Dans cette perspective, je partage pleinement les dispositions de la proposition de résolution européenne qui rappellent que les nouvelles ressources propres ne doivent pas peser sur les ménages et les entreprises, afin de ne pas dégrader le tissu économique européen.
Dans le même temps, l'augmentation des contributions nationales ne peut constituer l'unique réponse. En février dernier, je vous avais indiqué que les propositions de la Commission européenne de 2018, donc uniquement pour le CFP « socle », se traduiraient par une hausse annuelle moyenne de 6,9 milliards d'euros par rapport au cadre financier pluriannuel actuel.
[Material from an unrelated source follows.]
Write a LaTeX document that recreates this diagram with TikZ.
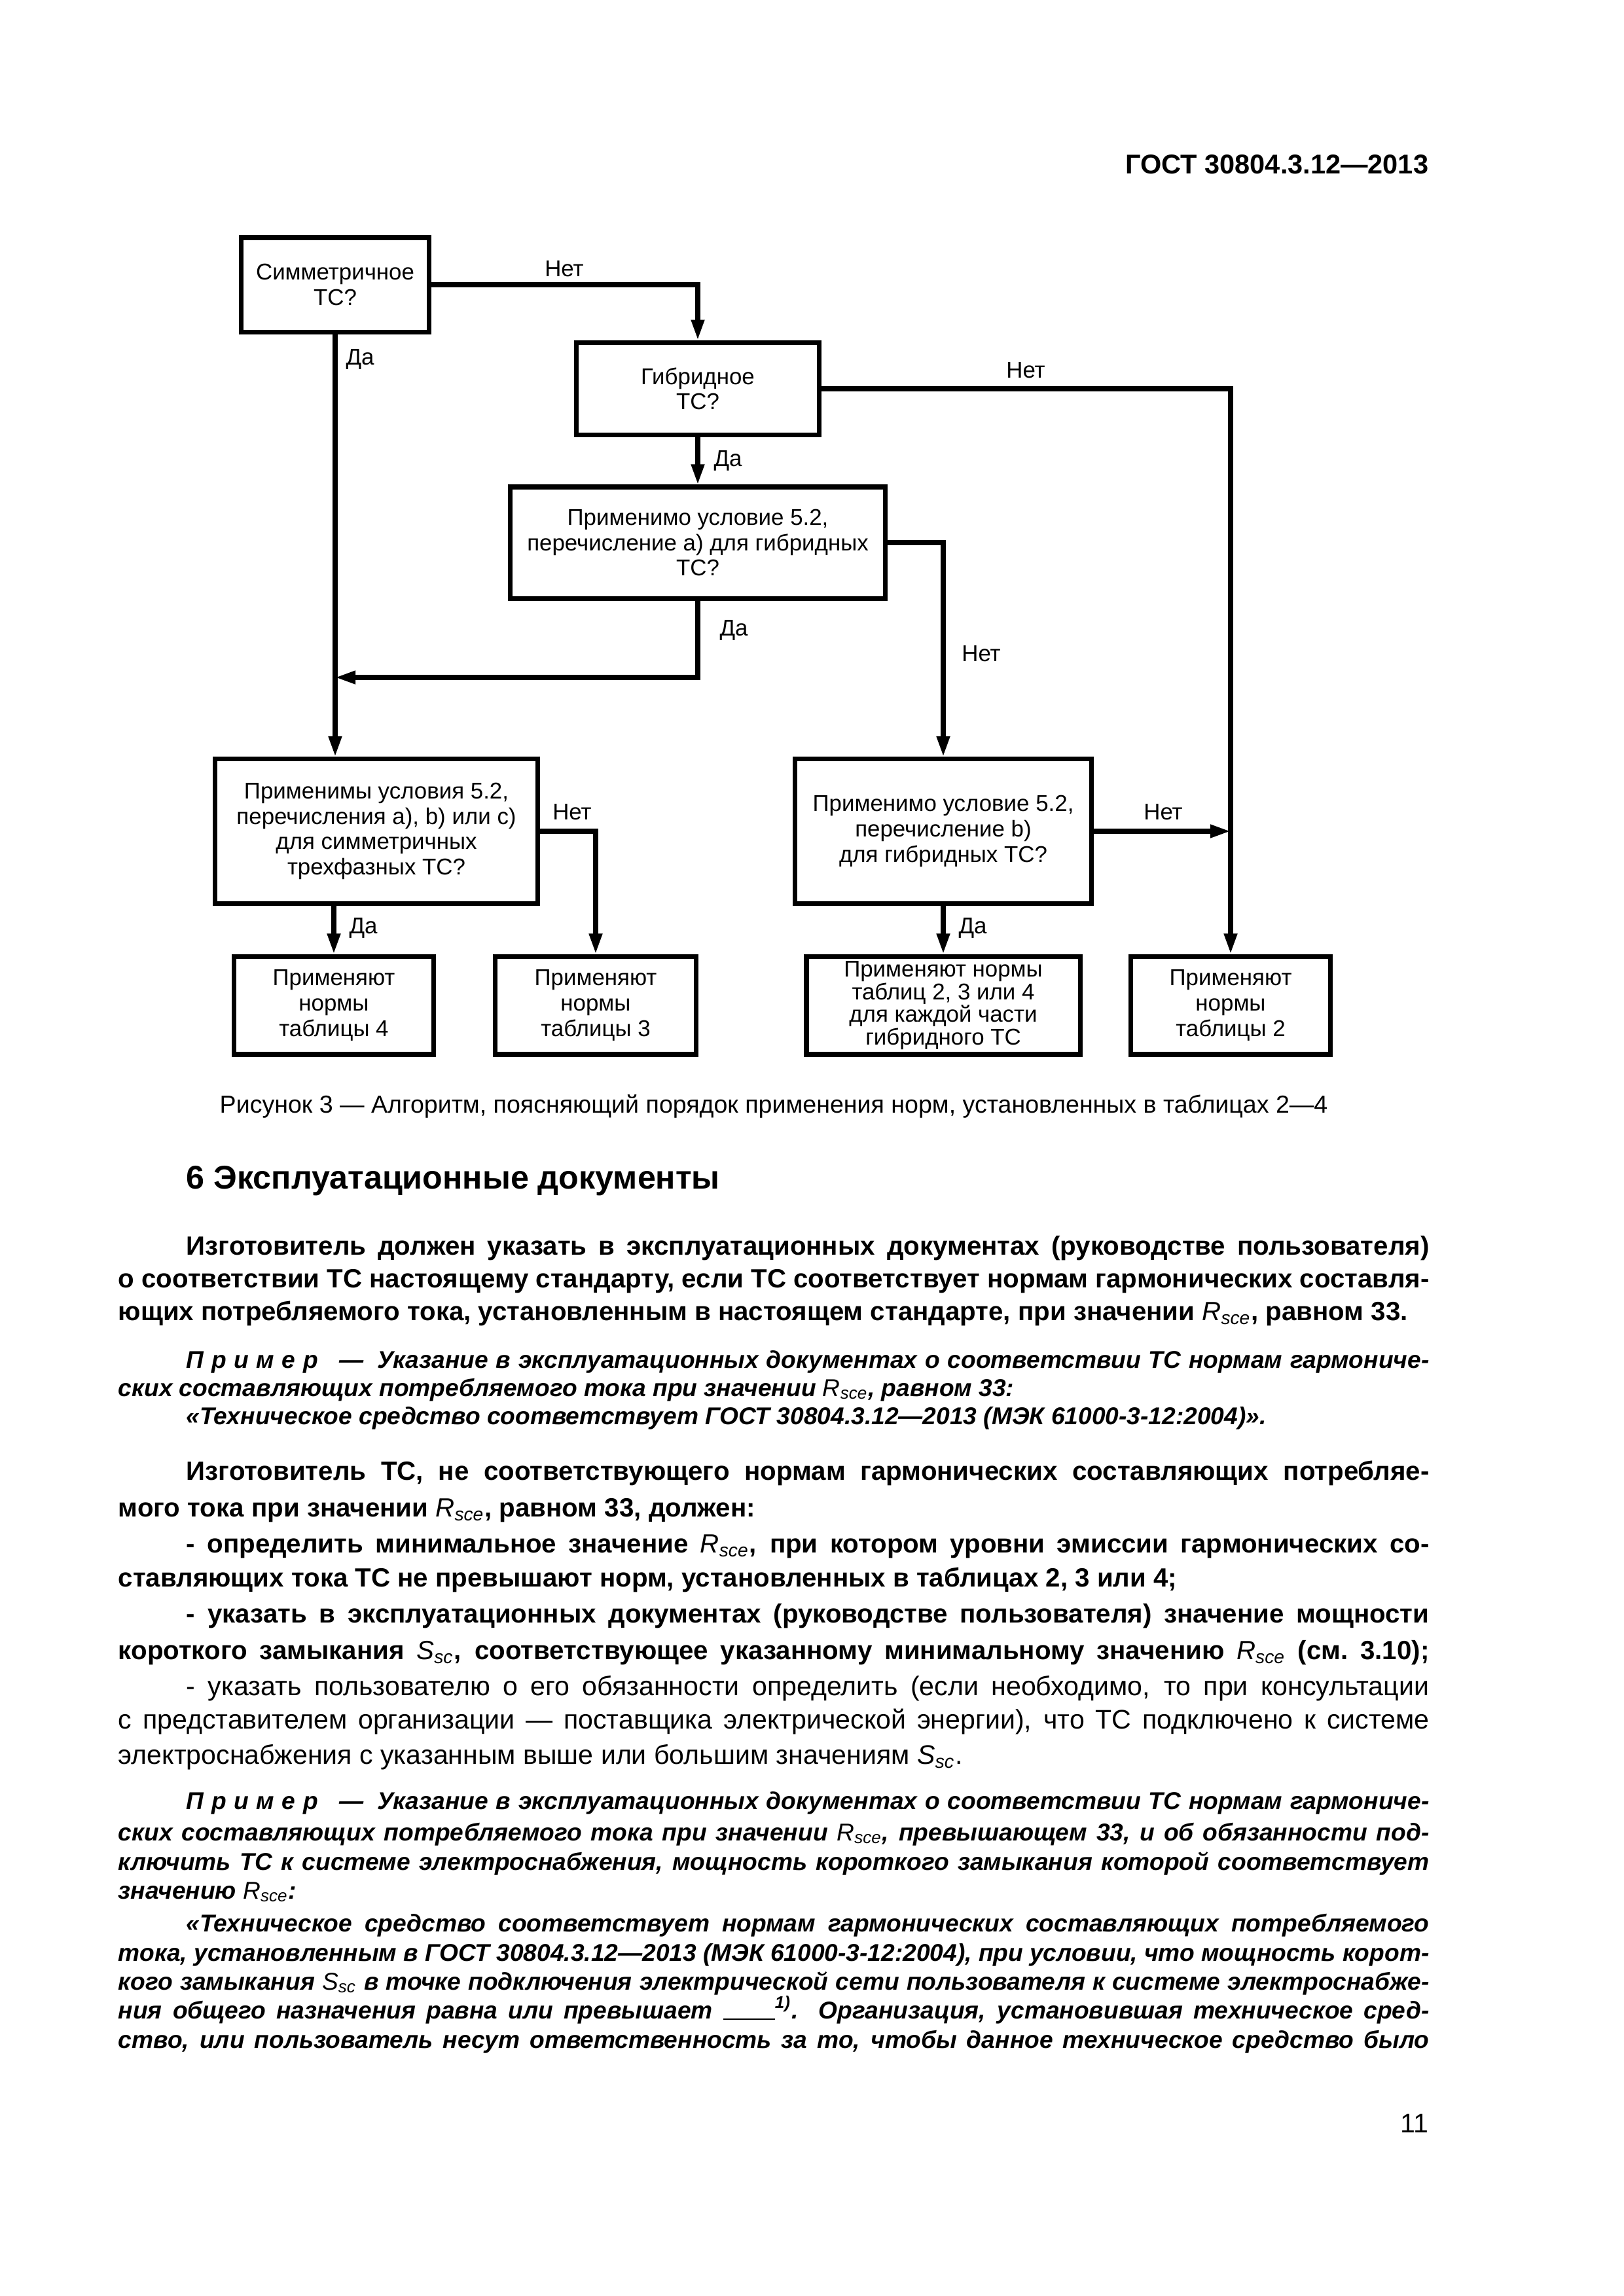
\documentclass[tikz,border=0pt]{standalone}
\usepackage{fontspec}
\setmainfont{Liberation Sans}
\usetikzlibrary{arrows.meta}

\newcommand{\flowfont}{\fontsize{8.4pt}{9.3pt}\selectfont}
\newcommand{\bodyfont}{\fontsize{9.7pt}{11.9pt}\selectfont\bfseries}
\newcommand{\plainfont}{\fontsize{9.9pt}{11.9pt}\selectfont}
\newcommand{\notefont}{\fontsize{8.95pt}{10.6pt}\selectfont\bfseries\itshape}
\newcommand{\Rsce}{{\normalfont\itshape R\textsubscript{sce}}}
\newcommand{\Ssc}{{\normalfont\itshape S\textsubscript{sc}}}
\newcommand{\primer}{П\kern2.8pt р\kern2.8pt и\kern2.8pt м\kern2.8pt е\kern2.8pt р\hspace{5pt} —\hspace{5pt}}
\newlength\fullw \setlength\fullw{16.959cm}
\newlength\indw \setlength\indw{16.078cm}

\tikzset{
  box/.style={draw=black, line width=1.7pt, align=center, inner sep=0pt, font=\flowfont},
  arr/.style={-{Triangle[length=7.5pt,width=4.6pt]}, line width=1.7pt},
  lbl/.style={inner sep=0pt, font=\flowfont},
  txt/.style={anchor=base west, inner sep=0pt},
}

\begin{document}
\begin{tikzpicture}[x=0.0084667cm, y=-0.0084667cm]
    \useasboundingbox (0,0) rectangle (2480,3508);

    \node[anchor=base east, inner sep=0pt, font=\fontsize{10pt}{12pt}\selectfont\bfseries] (head) at (2183,265) {ГОСТ 30804.3.12—2013};

    \node[box, minimum width=2.43cm, minimum height=1.22cm] (sym) at (512,435) {Симметричное\\ТС?};
    \node[box, minimum width=3.14cm, minimum height=1.20cm] (hyb) at (1066,594) {Гибридное\\ТС?};
    \node[box, minimum width=4.86cm, minimum height=1.44cm] (hyba) at (1066,829) {Применимо условие 5.2,\\перечисление a) для гибридных\\ТС?};
    \node[box, minimum width=4.17cm, minimum height=1.87cm] (abc) at (575,1270) {Применимы условия 5.2,\\перечисления a), b) или c)\\для симметричных\\трехфазных ТС?};
    \node[box, minimum width=3.83cm, minimum height=1.87cm] (hybb) at (1441,1270) {Применимо условие 5.2,\\перечисление b)\\для гибридных ТС?};
    \node[box, minimum width=2.58cm, minimum height=1.27cm] (tab4) at (510,1536) {Применяют\\нормы\\таблицы 4};
    \node[box, minimum width=2.60cm, minimum height=1.27cm] (tab3) at (910,1536) {Применяют\\нормы\\таблицы 3};
    \node[box, minimum width=3.54cm, minimum height=1.27cm, font=\fontsize{8.4pt}{8.3pt}\selectfont] (tab234) at (1441,1536) {Применяют нормы\\таблиц 2, 3 или 4\\для каждой части\\гибридного ТС};
    \node[box, minimum width=2.58cm, minimum height=1.27cm] (tab2) at (1880,1536) {Применяют\\нормы\\таблицы 2};
    \coordinate (mrg) at (512,1035);

    \draw[arr] (sym.east) -| (hyb.north);
    \draw[arr] (sym.south) -- (sym.south |- abc.north);
    \draw[arr] (hyb.south) -- (hyba.north);
    \draw[arr] (hyb.east) -| (tab2.north);
    \draw[arr] (hyba.east) -| (hybb.north);
    \draw[arr] (hyba.south) |- (mrg);
    \draw[arr] (abc.east) -| (tab3.north);
    \draw[arr] (tab4.north |- abc.south) -- (tab4.north);
    \draw[arr] (hybb.east) -- (hybb.east -| tab2.north);
    \draw[arr] (hybb.south) -- (tab234.north);

    \node[lbl] (no1) at (862,411) {Нет};
    \node[lbl] (yes1) at (550,549) {Да};
    \node[lbl] (yes2) at (1112,704) {Да};
    \node[lbl] (no2) at (1567,566) {Нет};
    \node[lbl] (no3) at (1499,999) {Нет};
    \node[lbl] (yes3) at (1121,963) {Да};
    \node[lbl] (no4) at (874,1241) {Нет};
    \node[lbl] (yes4) at (555,1418) {Да};
    \node[lbl] (no5) at (1777,1241) {Нет};
    \node[lbl] (yes5) at (1486,1418) {Да};

    \node[anchor=base, inner sep=0pt, font=\fontsize{9.05pt}{11pt}\selectfont] (cap) at (1182,1700) {Рисунок 3 — Алгоритм, поясняющий порядок применения норм, установленных в таблицах 2—4};

    \node[txt, font=\fontsize{12.1pt}{14pt}\selectfont\bfseries] (sec) at (284,1816) {6 Эксплуатационные документы};

    \node[txt, font=\bodyfont] (p1a) at (284,1917) {\makebox[\indw][s]{Изготовитель должен указать в эксплуатационных документах (руководстве пользователя)}};
    \node[txt, font=\bodyfont] (p1b) at (180,1967) {\makebox[\fullw][s]{о соответствии ТС настоящему стандарту, если ТС соответствует нормам гармонических составля-}};
    \node[txt, font=\bodyfont] (p1c) at (180,2017) {ющих потребляемого тока, установленным в настоящем стандарте, при значении \Rsce, равном 33.};

    \node[txt, font=\notefont] (n1a) at (284,2090) {\makebox[\indw][s]{\primer Указание в эксплуатационных документах о соответствии ТС нормам гармониче-}};
    \node[txt, font=\notefont] (n1b) at (180,2133) {ских составляющих потребляемого тока при значении \Rsce, равном 33:};
    \node[txt, font=\notefont] (n1c) at (284,2176) {«Техническое средство соответствует ГОСТ 30804.3.12—2013 (МЭК 61000-3-12:2004)».};

    \node[txt, font=\bodyfont] (p2a) at (284,2261) {\makebox[\indw][s]{Изготовитель ТС, не соответствующего нормам гармонических составляющих потребляе-}};
    \node[txt, font=\bodyfont] (p2b) at (180,2317) {мого тока при значении \Rsce, равном 33, должен:};
    \node[txt, font=\bodyfont] (b1a) at (284,2372) {\makebox[\indw][s]{- определить минимальное значение \Rsce, при котором уровни эмиссии гармонических со-}};
    \node[txt, font=\bodyfont] (b1b) at (180,2424) {ставляющих тока ТС не превышают норм, установленных в таблицах 2, 3 или 4;};
    \node[txt, font=\bodyfont] (b2a) at (284,2479) {\makebox[\indw][s]{- указать в эксплуатационных документах (руководстве пользователя) значение мощности}};
    \node[txt, font=\bodyfont] (b2b) at (180,2535) {\makebox[\fullw][s]{короткого замыкания \Ssc, соответствующее указанному минимальному значению \Rsce{} (см.~3.10);}};
    \node[txt, font=\plainfont] (b3a) at (284,2590) {\makebox[\indw][s]{- указать пользователю о его обязанности определить (если необходимо, то при консультации}};
    \node[txt, font=\plainfont] (b3b) at (180,2641) {\makebox[\fullw][s]{с представителем организации — поставщика электрической энергии), что ТС подключено к системе}};
    \node[txt, font=\plainfont] (b3c) at (180,2695) {электроснабжения с указанным выше или большим значениям \Ssc.};

    \node[txt, font=\notefont] (n2a) at (284,2764) {\makebox[\indw][s]{\primer Указание в эксплуатационных документах о соответствии ТС нормам гармониче-}};
    \node[txt, font=\notefont] (n2b) at (180,2812) {\makebox[\fullw][s]{ских составляющих потребляемого тока при значении \Rsce, превышающем 33, и об обязанности под-}};
    \node[txt, font=\notefont] (n2c) at (180,2857) {\makebox[\fullw][s]{ключить ТС к системе электроснабжения, мощность короткого замыкания которой соответствует}};
    \node[txt, font=\notefont] (n2d) at (180,2901) {значению \Rsce:};
    \node[txt, font=\notefont] (q1) at (284,2951) {\makebox[\indw][s]{«Техническое средство соответствует нормам гармонических составляющих потребляемого}};
    \node[txt, font=\notefont] (q2) at (180,2996) {\makebox[\fullw][s]{тока, установленным в ГОСТ 30804.3.12—2013 (МЭК 61000-3-12:2004), при условии, что мощность корот-}};
    \node[txt, font=\notefont] (q3) at (180,3040) {\makebox[\fullw][s]{кого замыкания \Ssc{} в точке подключения электрической сети пользователя к системе электроснабже-}};
    \node[txt, font=\notefont] (q4) at (180,3084) {\makebox[\fullw][s]{ния общего назначения равна или превышает \rule[-0.5pt]{19pt}{0.6pt}\textsuperscript{1)}. Организация, установившая техническое сред-}};
    \node[txt, font=\notefont] (q5) at (180,3129) {\makebox[\fullw][s]{ство, или пользователь несут ответственность за то, чтобы данное техническое средство было}};

    \node[anchor=base east, inner sep=0pt, font=\plainfont] (page) at (2183,3258) {11};

\end{tikzpicture}
\end{document}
Une telle augmentation apparaît d'autant plus significative aujourd'hui, dans un contexte de dégradation de nos finances publiques.
Pour la France, la suppression du système de rabais permettrait de contenir la progression de sa contribution nationale. Or, la suppression des rabais est de nature à augmenter significativement les contributions nationales de plusieurs États membres déjà contributeurs nets. Je crains que cette proposition fasse l'objet d'une monnaie d'échange avec les pays dits « frugaux » pour trouver un accord sur le CFP et l'instrument de relance.
Afin de tenir compte de l'ensemble de ces remarques, je vous proposerai plusieurs amendements qui ne modifient pas l'équilibre général de la proposition de résolution européenne, mais qui rappellent certaines priorités qui sont au coeur de la compétence de la commission des finances.
Outre deux amendements rédactionnels, je vais vous présenter des amendements visant à rappeler que les conséquences budgétaires du Brexit restent des enjeux centraux dans la conduite des négociations, et que la mobilisation accrue du budget européen ne doit pas éclipser les objectifs d'une utilisation efficace de la dépense et d'un renforcement de la lutte contre la fraude aux fonds européens, laquelle constitue un point de fuite du budget.
S'agissant de l'instrument de relance, je vous présenterai : un amendement appelant à faire preuve de prudence sur l'appréciation des volumes financiers proposés, qui pourraient être insuffisants si la crise économique devait être plus durable et profonde qu'anticipée ; un amendement pour regretter la disparition de l'instrument budgétaire de convergence et de compétitivité ; et enfin un amendement réaffirmant que la suppression des rabais doit constituer une priorité.